What is expected
Lift every line from the entries that includes the word "this".

----------

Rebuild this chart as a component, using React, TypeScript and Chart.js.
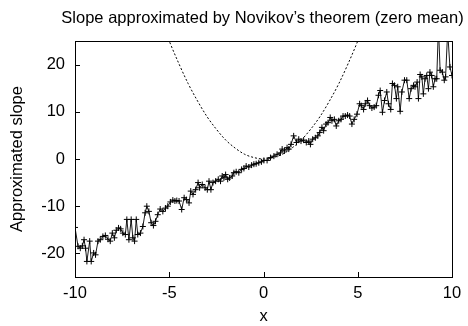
import { useEffect, useRef } from 'react';
import { Chart, registerables } from 'chart.js';

Chart.register(...registerables);

const titleText = 'Slope approximated by Novikov\u2019s theorem (zero mean)';
const xLabel = 'x';
const yLabel = 'Approximated slope';
const xTicks = [-10, -5, 0, 5, 10];
const yTicks = [-20, -10, 0, 10, 20];

const slopeX = [
  -10.0, -9.84, -9.72, -9.61, -9.52, -9.44, -9.37, -9.22, -9.14, -9.01, -8.91, -8.78, -8.66, -8.52,
  -8.39, -8.25, -8.13, -8.02, -7.91, -7.81, -7.69, -7.58, -7.46, -7.33, -7.25, -7.14, -7.02, -6.93,
  -6.84, -6.75, -6.67, -6.53, -6.4, -6.28, -6.19, -6.08, -5.96, -5.84, -5.73, -5.61, -5.48, -5.34,
  -5.2, -5.08, -4.94, -4.81, -4.7, -4.6, -4.48, -4.34, -4.21, -4.09, -3.95, -3.86, -3.74, -3.6,
  -3.47, -3.39, -3.25, -3.1, -2.98, -2.89, -2.79, -2.68, -2.54, -2.4, -2.28, -2.19, -2.1, -2.01,
  -1.9, -1.8, -1.66, -1.57, -1.45, -1.31, -1.16, -1.04, -0.92, -0.78, -0.63, -0.51, -0.39, -0.25,
  -0.11, 0.02, 0.19, 0.37, 0.55, 0.72, 0.9, 0.99, 1.11, 1.25, 1.34, 1.46, 1.6, 1.75, 1.87, 1.99,
  2.13, 2.27, 2.4, 2.49, 2.61, 2.75, 2.88, 2.98, 3.1, 3.19, 3.32, 3.42, 3.54, 3.63, 3.76, 3.86,
  3.99, 4.11, 4.22, 4.34, 4.46, 4.57, 4.69, 4.81, 4.96, 5.1, 5.19, 5.31, 5.4, 5.52, 5.63, 5.75,
  5.87, 5.98, 6.1, 6.19, 6.31, 6.42, 6.54, 6.63, 6.75, 6.84, 6.95, 7.05, 7.12, 7.25, 7.34, 7.48,
  7.6, 7.73, 7.83, 7.96, 8.04, 8.15, 8.22, 8.31, 8.4, 8.48, 8.57, 8.66, 8.75, 8.83, 8.92, 9.01,
  9.1, 9.19, 9.28, 9.37, 9.49, 9.59, 9.66, 9.77, 9.89, 10.0,
];
const slopeY = [
  -14.5, -18.5, -18.9, -18.4, -17.1, -18.9, -21.7, -17.4, -21.7, -19.9, -20.3, -17.4, -17.1, -16.4,
  -16.2, -17.0, -17.4, -15.7, -16.7, -15.1, -14.6, -14.8, -15.7, -16.0, -12.8, -17.1, -12.8, -16.7,
  -17.4, -12.8, -16.0, -15.7, -14.3, -11.4, -10.0, -11.1, -13.5, -14.1, -13.2, -11.8, -10.6, -11.1,
  -10.4, -10.0, -9.1, -8.7, -8.9, -8.8, -8.9, -10.7, -8.2, -8.6, -9.3, -6.8, -7.5, -6.5,
  -5.0, -6.1, -5.4, -6.1, -6.5, -4.7, -6.5, -5.0, -4.7, -4.3, -4.7, -3.6, -4.0, -3.3,
  -4.3, -4.0, -3.6, -2.9, -2.7, -2.9, -2.2, -2.0, -1.5, -1.7, -1.3, -1.1, -1.0, -0.8,
  -0.6, -0.3, -0.3, 0.3, 0.6, 1.0, 1.3, 2.1, 1.7, 2.4, 2.1, 3.1, 4.9, 3.5, 4.2, 3.8,
  4.0, 3.5, 3.8, 3.1, 4.2, 4.5, 4.9, 5.6, 6.7, 6.0, 7.4, 7.7, 8.8, 8.1, 8.4, 7.0,
  8.1, 8.4, 9.1, 9.1, 9.3, 9.1, 7.4, 8.4, 9.5, 11.7, 11.3, 10.5, 11.7, 12.4, 11.3, 10.8,
  11.0, 11.3, 13.5, 14.5, 9.9, 12.4, 14.2, 11.7, 10.5, 16.0, 15.6, 12.8, 15.3, 10.1, 14.2, 16.7,
  16.7, 12.8, 14.9, 15.6, 15.3, 16.3, 12.8, 17.9, 17.4, 13.8, 17.0, 17.7, 14.9, 18.4, 17.7, 15.3,
  17.0, 17.0, 28.0, 18.8, 18.4, 16.7, 17.4, 27.0, 19.5, 17.7,
];

const curveX = [-5.5, -5, -4.5, -4, -3.5, -3, -2.5, -2, -1.5, -1, -0.5, 0, 0.5, 1, 1.5, 2, 2.5, 3, 3.5, 4, 4.5, 5, 5.5];
const curveY = [30.3, 25.0, 20.3, 16.0, 12.3, 9.0, 6.3, 4.0, 2.3, 1.0, 0.3, 0.0, 0.3, 1.0, 2.3, 4.0, 6.3, 9.0, 12.3, 16.0, 20.3, 25.0, 30.3];

const FONT_FAMILY = "'Liberation Sans', Arial, Helvetica, sans-serif";
const FONT_SIZE = 16.5;

const framePlugin = {
  id: 'frame',
  afterDatasetsDraw(chart: any) {
    const { ctx, chartArea } = chart;
    const { left, right, top, bottom } = chartArea;
    const xs = chart.scales.x;
    const ys = chart.scales.y;
    ctx.save();
    ctx.strokeStyle = '#000';
    ctx.lineWidth = 1;
    ctx.strokeRect(Math.round(left) + 0.5, Math.round(top) + 0.5, Math.round(right - left), Math.round(bottom - top));
    ctx.beginPath();
    xs.ticks.forEach((t: any) => {
      const px = Math.round(xs.getPixelForValue(t.value)) + 0.5;
      ctx.moveTo(px, bottom);
      ctx.lineTo(px, bottom - 5);
    });
    ys.ticks.forEach((t: any) => {
      const py = Math.round(ys.getPixelForValue(t.value)) + 0.5;
      ctx.moveTo(left, py);
      ctx.lineTo(left + 5, py);
    });
    ctx.stroke();
    // title centred over the plot area
    ctx.fillStyle = '#000';
    ctx.font = `${FONT_SIZE}px ${FONT_FAMILY}`;
    ctx.textAlign = 'center';
    ctx.textBaseline = 'alphabetic';
    ctx.fillText(titleText, (left + right) / 2 - 1, 22.6);
    ctx.restore();
  },
};

export default function App() {
  const ref = useRef<HTMLCanvasElement | null>(null);

  useEffect(() => {
    document.body.style.margin = '0';
    const canvas = ref.current;
    if (!canvas) return;
    const font = { family: FONT_FAMILY, size: FONT_SIZE, lineHeight: 1.2 };
    const chart = new Chart(canvas, {
      type: 'line',
      data: {
        datasets: [
          {
            label: 'slope',
            data: slopeX.map((x, i) => ({ x, y: slopeY[i] })),
            borderColor: '#1a1a1a',
            borderWidth: 1,
            pointStyle: 'cross',
            pointRadius: 3,
            pointBorderColor: '#000',
            pointBorderWidth: 1,
            pointBackgroundColor: '#000',
            tension: 0,
          },
          {
            label: 'curve',
            data: curveX.map((x, i) => ({ x, y: curveY[i] })),
            borderColor: '#000',
            borderWidth: 1,
            borderDash: [2, 2],
            pointRadius: 0,
            cubicInterpolationMode: 'monotone',
          },
        ],
      },
      options: {
        animation: false,
        responsive: false,
        devicePixelRatio: 1,
        layout: { padding: { left: 0, right: 16, top: 41, bottom: 0 } },
        plugins: {
          legend: { display: false },
          tooltip: { enabled: false },
          title: { display: false },
        },
        scales: {
          x: {
            type: 'linear',
            min: -10,
            max: 10,
            afterBuildTicks: (s: any) => {
              s.ticks = xTicks.map((v) => ({ value: v }));
            },
            afterFit: (s: any) => {
              s.height = 49;
            },
            grid: { display: false, drawTicks: false },
            border: { display: false },
            ticks: { color: '#000', font, padding: 6.6, maxRotation: 0, autoSkip: false, callback: (v: any) => String(v) },
            title: { display: true, text: xLabel, color: '#000', font, padding: { top: 0, bottom: 0 } },
          },
          y: {
            type: 'linear',
            min: -25,
            max: 25,
            afterBuildTicks: (s: any) => {
              s.ticks = yTicks.map((v) => ({ value: v }));
            },
            afterFit: (s: any) => {
              s.width = 75;
            },
            grid: { display: false, drawTicks: false },
            border: { display: false },
            ticks: { color: '#000', font, padding: 10, autoSkip: false, callback: (v: any) => String(v) },
            title: { display: true, text: yLabel, color: '#000', font, padding: { top: 8, bottom: 0 } },
          },
        },
      },
      plugins: [framePlugin],
    });
    return () => chart.destroy();
  }, []);

  return (
    <div style={{ width: 468, height: 326 }}>
      <canvas ref={ref} width={468} height={326} style={{ display: 'block' }} />
    </div>
  );
}
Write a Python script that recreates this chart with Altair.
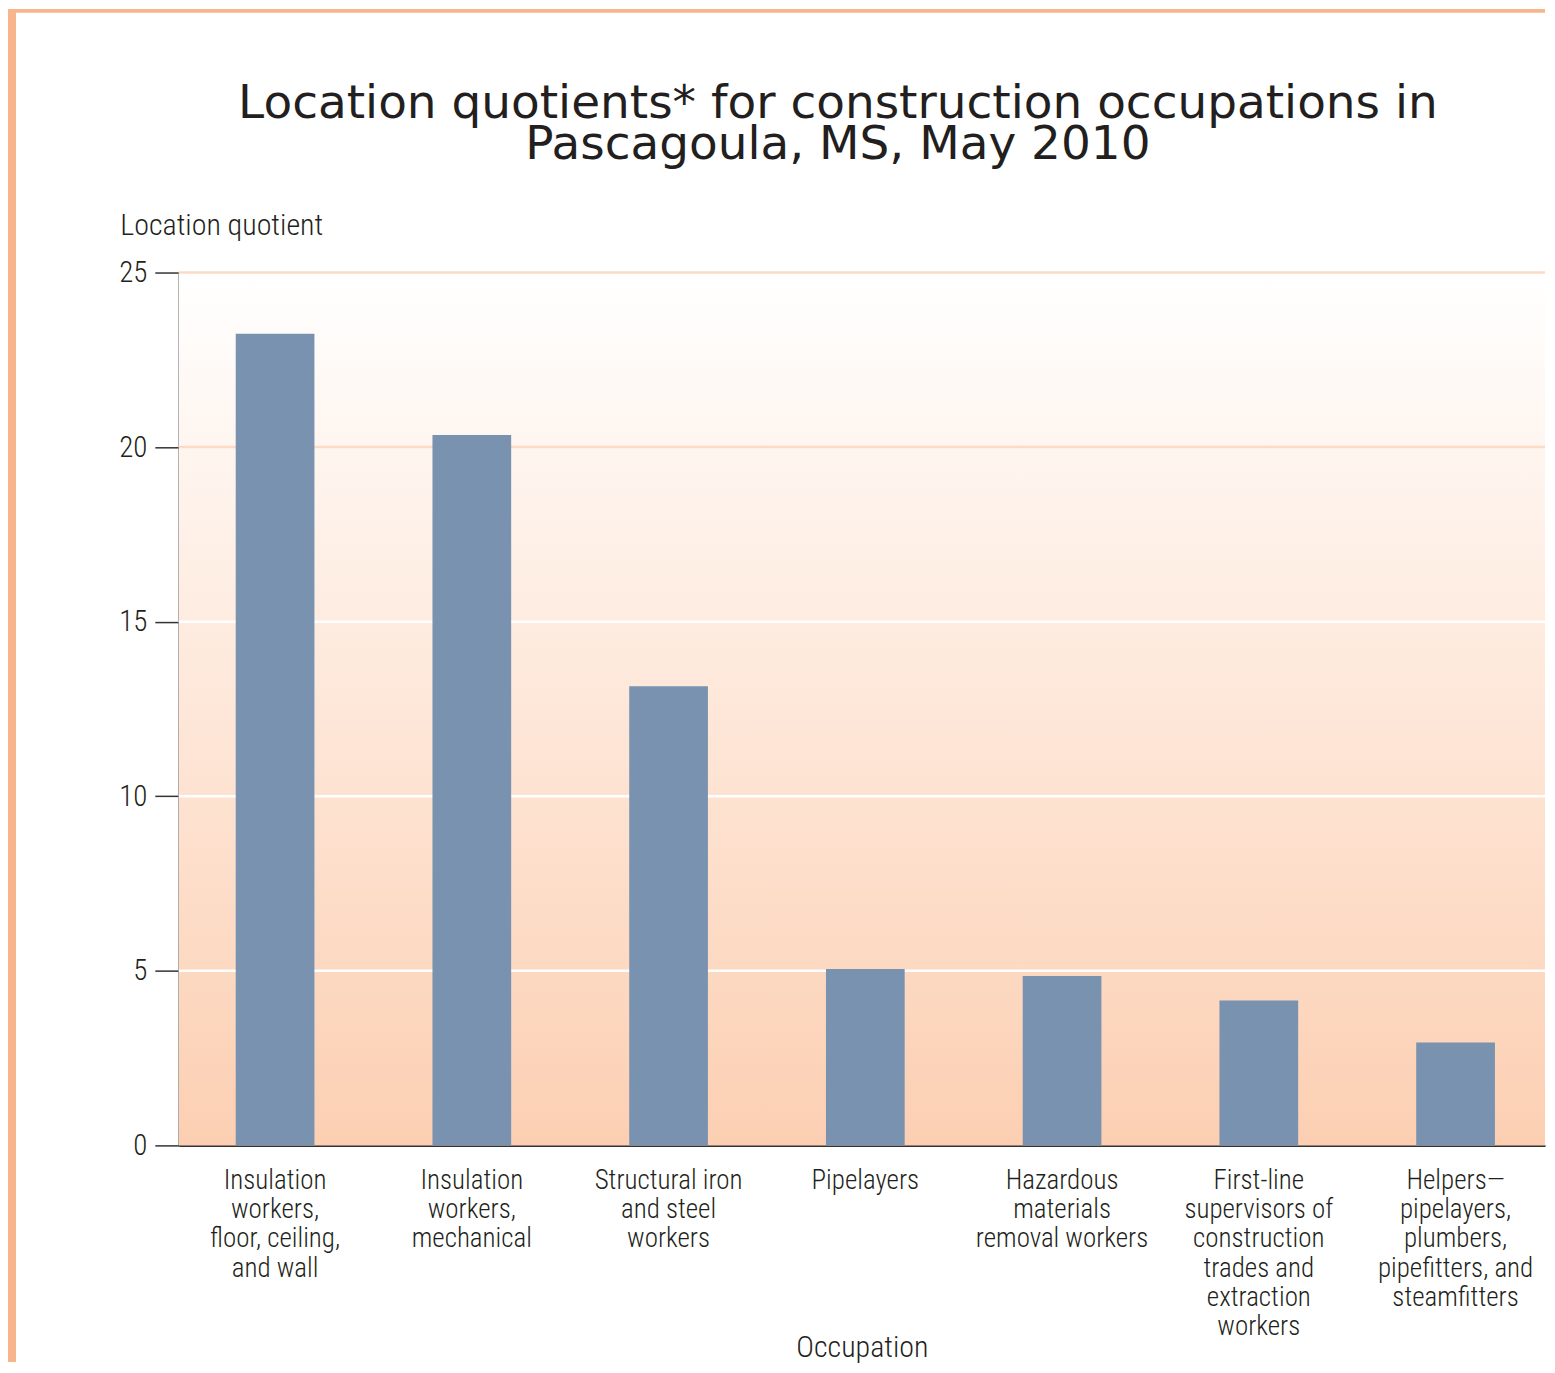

----------

Task solution
Rebuild this chart as a component, using React, TypeScript and Chart.js.
Write a Python script that recreates this chart with Altair.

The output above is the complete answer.